I have no choice but to contemplate Koch’s New York from a position of failure. I was just a little too young and a little too uncool to enjoy it to the fullest. (I must have sensed I’d only get uncooler with age, or else I wouldn’t have picked up and moved to Terry Goddard’s Phoenix at the first opportunity.) When I want to appreciate my childhood home, I have to supplement my own hazy memories by watching crap movies like Basquiat and A Guide to Recognizing Your Saints, or by reading The Basketball Diaries. In my dotage, I’ll probably start telling Jim Carroll’s stories as my own — it’s not like he needs them anymore.

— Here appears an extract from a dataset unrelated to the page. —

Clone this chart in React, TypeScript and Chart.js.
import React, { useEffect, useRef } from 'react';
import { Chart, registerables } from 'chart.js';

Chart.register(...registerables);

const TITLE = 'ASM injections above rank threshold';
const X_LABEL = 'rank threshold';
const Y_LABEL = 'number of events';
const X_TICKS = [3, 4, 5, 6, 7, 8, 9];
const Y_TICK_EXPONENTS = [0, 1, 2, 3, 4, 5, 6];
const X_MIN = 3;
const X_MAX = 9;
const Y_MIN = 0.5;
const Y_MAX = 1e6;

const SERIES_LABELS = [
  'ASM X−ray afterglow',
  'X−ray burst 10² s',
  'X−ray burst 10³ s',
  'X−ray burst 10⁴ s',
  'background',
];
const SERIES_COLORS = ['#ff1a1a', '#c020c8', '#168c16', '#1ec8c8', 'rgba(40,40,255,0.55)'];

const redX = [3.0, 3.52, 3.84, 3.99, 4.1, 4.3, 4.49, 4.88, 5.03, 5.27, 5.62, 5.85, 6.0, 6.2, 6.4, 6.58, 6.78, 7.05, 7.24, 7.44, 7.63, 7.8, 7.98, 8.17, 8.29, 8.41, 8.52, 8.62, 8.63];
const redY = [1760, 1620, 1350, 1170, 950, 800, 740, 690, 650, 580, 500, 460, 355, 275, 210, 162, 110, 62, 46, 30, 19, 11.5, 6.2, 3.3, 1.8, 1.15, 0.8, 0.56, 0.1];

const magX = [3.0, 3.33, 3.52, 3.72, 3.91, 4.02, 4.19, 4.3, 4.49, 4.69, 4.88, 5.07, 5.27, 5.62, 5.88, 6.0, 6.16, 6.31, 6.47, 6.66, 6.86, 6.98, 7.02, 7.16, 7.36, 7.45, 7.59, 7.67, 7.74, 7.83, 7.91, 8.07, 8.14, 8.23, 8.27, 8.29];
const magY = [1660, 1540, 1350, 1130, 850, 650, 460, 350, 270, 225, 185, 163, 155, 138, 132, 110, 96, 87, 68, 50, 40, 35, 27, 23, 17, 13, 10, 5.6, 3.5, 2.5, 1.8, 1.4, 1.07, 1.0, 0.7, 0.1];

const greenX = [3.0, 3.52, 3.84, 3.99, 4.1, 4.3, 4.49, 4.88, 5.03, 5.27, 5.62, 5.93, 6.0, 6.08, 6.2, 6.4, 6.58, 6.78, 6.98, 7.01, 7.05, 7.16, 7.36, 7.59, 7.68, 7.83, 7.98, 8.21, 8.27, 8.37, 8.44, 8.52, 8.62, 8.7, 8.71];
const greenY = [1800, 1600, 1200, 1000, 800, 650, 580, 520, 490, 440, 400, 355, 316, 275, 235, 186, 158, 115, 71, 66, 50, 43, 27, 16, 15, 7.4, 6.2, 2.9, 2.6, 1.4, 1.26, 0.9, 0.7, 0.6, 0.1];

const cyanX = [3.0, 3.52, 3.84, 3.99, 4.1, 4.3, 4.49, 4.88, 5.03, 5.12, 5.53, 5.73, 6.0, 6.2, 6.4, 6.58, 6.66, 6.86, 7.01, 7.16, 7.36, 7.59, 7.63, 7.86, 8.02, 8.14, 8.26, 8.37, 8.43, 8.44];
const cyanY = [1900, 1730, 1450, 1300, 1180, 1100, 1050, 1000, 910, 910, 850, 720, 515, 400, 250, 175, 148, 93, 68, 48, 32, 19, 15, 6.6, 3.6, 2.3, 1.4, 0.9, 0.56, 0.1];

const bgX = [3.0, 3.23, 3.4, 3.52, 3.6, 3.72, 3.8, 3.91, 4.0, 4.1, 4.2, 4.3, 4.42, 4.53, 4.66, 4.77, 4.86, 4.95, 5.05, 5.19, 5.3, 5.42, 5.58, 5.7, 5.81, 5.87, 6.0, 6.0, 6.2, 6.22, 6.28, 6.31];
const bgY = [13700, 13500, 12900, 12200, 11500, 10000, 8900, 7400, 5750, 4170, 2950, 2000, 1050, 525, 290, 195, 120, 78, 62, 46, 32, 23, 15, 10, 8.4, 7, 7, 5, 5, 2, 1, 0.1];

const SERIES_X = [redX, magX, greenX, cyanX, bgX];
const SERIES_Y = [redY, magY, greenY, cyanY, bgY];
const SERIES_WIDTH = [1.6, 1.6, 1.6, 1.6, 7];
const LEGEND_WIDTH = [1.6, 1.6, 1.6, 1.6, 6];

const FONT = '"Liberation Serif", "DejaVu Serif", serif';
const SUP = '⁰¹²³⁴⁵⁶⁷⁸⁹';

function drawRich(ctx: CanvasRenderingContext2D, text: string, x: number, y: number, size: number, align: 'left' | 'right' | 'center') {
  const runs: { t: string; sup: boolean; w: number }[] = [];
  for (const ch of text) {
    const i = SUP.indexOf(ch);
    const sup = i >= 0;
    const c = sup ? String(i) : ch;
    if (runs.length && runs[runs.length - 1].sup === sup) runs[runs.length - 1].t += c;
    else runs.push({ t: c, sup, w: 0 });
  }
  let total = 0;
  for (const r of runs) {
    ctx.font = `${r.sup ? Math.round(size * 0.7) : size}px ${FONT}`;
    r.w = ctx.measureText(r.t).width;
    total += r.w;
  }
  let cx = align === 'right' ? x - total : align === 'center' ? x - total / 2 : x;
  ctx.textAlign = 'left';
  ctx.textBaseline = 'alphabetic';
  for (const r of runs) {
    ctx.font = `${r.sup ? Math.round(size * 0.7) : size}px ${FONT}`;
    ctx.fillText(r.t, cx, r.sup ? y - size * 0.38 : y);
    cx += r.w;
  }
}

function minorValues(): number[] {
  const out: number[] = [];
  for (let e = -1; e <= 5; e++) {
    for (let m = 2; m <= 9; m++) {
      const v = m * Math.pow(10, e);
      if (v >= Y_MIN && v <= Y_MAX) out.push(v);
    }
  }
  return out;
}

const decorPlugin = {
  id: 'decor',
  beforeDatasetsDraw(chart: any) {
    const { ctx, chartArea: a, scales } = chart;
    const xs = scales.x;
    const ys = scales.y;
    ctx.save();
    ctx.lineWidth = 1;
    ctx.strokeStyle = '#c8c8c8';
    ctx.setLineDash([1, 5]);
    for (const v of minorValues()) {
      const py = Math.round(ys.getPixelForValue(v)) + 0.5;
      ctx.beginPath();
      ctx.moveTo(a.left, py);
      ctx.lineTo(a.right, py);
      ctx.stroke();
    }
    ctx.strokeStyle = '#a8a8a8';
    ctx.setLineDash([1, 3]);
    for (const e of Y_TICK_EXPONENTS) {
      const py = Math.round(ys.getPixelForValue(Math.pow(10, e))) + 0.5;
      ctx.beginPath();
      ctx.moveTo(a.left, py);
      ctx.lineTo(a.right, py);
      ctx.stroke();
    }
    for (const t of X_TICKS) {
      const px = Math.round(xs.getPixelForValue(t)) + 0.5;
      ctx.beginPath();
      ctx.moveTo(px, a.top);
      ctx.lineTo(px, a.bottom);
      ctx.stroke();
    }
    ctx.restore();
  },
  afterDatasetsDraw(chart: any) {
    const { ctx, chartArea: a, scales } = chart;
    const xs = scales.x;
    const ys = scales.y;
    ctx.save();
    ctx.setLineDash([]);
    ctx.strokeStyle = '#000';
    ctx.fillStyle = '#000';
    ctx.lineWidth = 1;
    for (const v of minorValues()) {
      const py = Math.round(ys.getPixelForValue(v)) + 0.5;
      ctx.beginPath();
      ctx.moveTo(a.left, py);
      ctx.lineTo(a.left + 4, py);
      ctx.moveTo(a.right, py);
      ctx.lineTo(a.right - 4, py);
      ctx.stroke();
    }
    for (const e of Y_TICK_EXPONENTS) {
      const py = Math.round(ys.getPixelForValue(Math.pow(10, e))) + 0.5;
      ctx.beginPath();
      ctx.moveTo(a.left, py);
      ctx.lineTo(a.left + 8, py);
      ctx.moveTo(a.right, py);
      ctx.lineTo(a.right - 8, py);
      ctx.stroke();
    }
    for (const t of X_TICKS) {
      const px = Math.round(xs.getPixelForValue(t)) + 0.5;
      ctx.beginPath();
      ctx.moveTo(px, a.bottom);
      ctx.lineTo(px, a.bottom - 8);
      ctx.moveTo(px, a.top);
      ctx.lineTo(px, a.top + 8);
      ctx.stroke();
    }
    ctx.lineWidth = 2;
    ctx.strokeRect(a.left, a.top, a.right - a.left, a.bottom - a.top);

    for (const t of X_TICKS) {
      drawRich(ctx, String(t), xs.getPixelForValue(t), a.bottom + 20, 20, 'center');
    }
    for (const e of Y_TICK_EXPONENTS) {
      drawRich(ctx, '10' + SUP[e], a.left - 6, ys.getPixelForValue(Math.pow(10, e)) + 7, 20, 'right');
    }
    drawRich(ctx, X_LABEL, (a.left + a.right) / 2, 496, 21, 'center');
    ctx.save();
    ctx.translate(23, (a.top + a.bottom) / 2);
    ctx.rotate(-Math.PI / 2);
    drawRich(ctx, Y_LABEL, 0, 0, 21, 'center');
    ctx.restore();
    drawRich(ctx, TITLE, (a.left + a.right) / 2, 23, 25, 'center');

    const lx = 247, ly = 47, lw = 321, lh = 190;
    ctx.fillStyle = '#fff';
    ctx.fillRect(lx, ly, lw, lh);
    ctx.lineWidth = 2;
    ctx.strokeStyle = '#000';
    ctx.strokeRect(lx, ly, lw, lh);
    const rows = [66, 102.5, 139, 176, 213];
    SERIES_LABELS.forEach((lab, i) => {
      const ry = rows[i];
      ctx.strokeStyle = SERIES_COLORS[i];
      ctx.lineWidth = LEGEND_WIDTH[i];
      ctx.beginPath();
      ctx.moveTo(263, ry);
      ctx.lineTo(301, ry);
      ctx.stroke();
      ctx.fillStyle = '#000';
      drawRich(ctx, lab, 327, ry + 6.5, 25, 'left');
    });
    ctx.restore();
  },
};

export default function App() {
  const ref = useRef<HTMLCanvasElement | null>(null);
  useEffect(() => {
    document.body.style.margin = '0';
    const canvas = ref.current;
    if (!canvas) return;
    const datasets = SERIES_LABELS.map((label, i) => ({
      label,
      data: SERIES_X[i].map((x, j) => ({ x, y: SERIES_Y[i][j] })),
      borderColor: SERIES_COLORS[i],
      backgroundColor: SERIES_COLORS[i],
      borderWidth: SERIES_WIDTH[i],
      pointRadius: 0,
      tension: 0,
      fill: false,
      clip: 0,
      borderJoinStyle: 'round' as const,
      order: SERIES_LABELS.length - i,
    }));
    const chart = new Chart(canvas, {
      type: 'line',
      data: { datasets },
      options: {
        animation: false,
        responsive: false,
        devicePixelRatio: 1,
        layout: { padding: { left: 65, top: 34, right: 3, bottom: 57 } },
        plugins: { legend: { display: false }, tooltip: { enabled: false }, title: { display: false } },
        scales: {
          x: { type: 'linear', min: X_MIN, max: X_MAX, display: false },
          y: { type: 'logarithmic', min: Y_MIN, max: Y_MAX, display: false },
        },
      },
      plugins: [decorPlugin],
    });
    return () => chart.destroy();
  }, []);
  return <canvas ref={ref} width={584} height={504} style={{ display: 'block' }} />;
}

Ed Koch once got himself into trouble by suggesting his election reflected the will of God. It may have taken a person of some faith to love the fallenness and folly that New York was in those days. And that, finally, was my takeaway — a sense that humans are at their most lovable when they’re at their most incorrigible and in need of violent correction. As takeaways for a future Catholic go, it’s not bad. Inter faeces et urinam nascimur, St. Augustine wrote — “We are born between feces and urine.” Survivors of Koch’s City of God, including me, are proud to say we lived there for longer than most.